Friday, September 14, 2012

Some thoughts about crowd-funding

So we all know about crowd-funding right? The thing where you put your project, be it an album, a documentary or knitted kitten covers for albino pumas on a website like kickstarter and people, if they think your project is worthy, pledge money. Normally you offer rewards, so that if someone gives you $5 you get a picture of a kitten in a hat, if you give $100 you get to play with a kitten, that sort of thing. If you get to the sum of money that you were aiming for, kickstarter take money out of all the accounts of people who pledged money and give it to you.

Amanda Plamer, who I talked about yesterday, ran a kickstarter project with a whole bunch of rewards. She managed to raise ... ooodles of money. Approximately $1.2 million US. Which is both a lot and not very much. In a post a while ago, she told everyone roughly speaking, where all the money was going. Which is a) a good thing and b) the sort of thing you'd expect Amanda Palmer to do if you've followed her at all - she is very open with her fans.
A short while ago, she asked for some volunteer musicians to help in a few of the gigs that she had planned. This got some artists very annoyed. Annoyed, because artists, musicians especially have a long history of being asked to play for free, the trade off being that they will supposedly be gaining "exposure". This is in short, crap, musicians work at their craft and should be paid, just like plumbers and electricians. Some people did think this is what Amanda Palmer was doing though. I thought it odd, given the number of random free gigs that young Palmer has done over the years and the way that she interacts with her fanbase.  Then someone pointed out that in the initial distribution of funds post she had finished by suggesting that :
"investing not just in the future of my little record and band, but in an idea whose time has come."
and that this concept of investing in an idea rather than a specific project was ... disturbing. I don't think Palmer was referring to this particular project specifically, rather, she was referring to crowd-funding being an idea whose time, if not come, then was at least arriving. That's not the point though as it got me to thinking. I'm a student with fuck all money, so I don't really have money to give to crowd-funding projects, as much as I would like to. I would have given to Palmers one, I would have given to the Oatmeals campaign to build a Tesla Museum (seriously, how cool a project was that) and I would, if I had money give to Ethan Perlsteins "Crowdfund my Methlab" project - he's an academic with a proper lab who wants to do some work figuring out exactly how amphetamines interact with receptors in the brain, strange we don't already know that, but we don't.

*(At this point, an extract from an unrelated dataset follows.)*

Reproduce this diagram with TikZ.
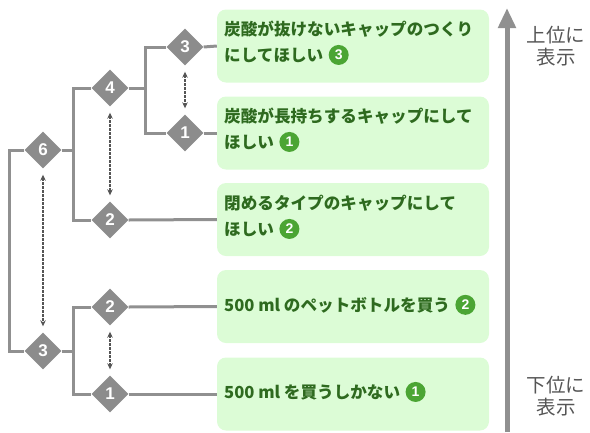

Crowd funding is beginning to raise it's head as a possibility in the sciences. Only for small projects at the moment, Ethan's project is the biggest one I've seen. And more so in science funding, people are investing in an idea, not a person. Primarily because scientists don't (yet) have the same presence in peoples lives as musicians do. I don't think investing in an idea is necessarily a bad thing. In fact, it's almost unnecessary. If we get people investing in crowd-funded science projects, they are investing in ideas, both in the individual project and in the larger sense that Palmer meant it: a new, alternative (not replacement) way of doing things.

One of the comments Palmer made in her defense of asking musicians to play for free (and I accept the reasoning of her post as a whole) was essentially that it is an issue of trust. She has been incredibly giving over the past several years, working sometimes for free, sometimes not, sometimes asking for help, sometimes having help offered. In the end, I think it's perfectly acceptable for her to ask for volunteers as she has
"worked my ass off for years to build the kind of trust that built me that line of credit with people."
It's a trust thing.  It would be different, I suspect were someone planning a birthday party and wanted the band to play for free - they're not part of that community, they haven't given, they have no right to expect to receive. Palmer has, not that she thinks she has a right to expect people to help, she doesn't, but she has given enough, built enough trust for people to want to help her when she asks.

This is something that I wish the science community had more of. Maybe it will as the crowd-funding idea grows. There are numerous projects that I hear about, that sounds really cool and I'd love to offer the use of my skill set in my somewhat limited free time. It's not really the done thing though from what I can see though or at least, I'm not at the point in being comfortable doing that yet. As (I hope) a community grows, we will build trust between the scientists and the funders. That however, requires both a lot of communication and a willingness to invest in new ideas.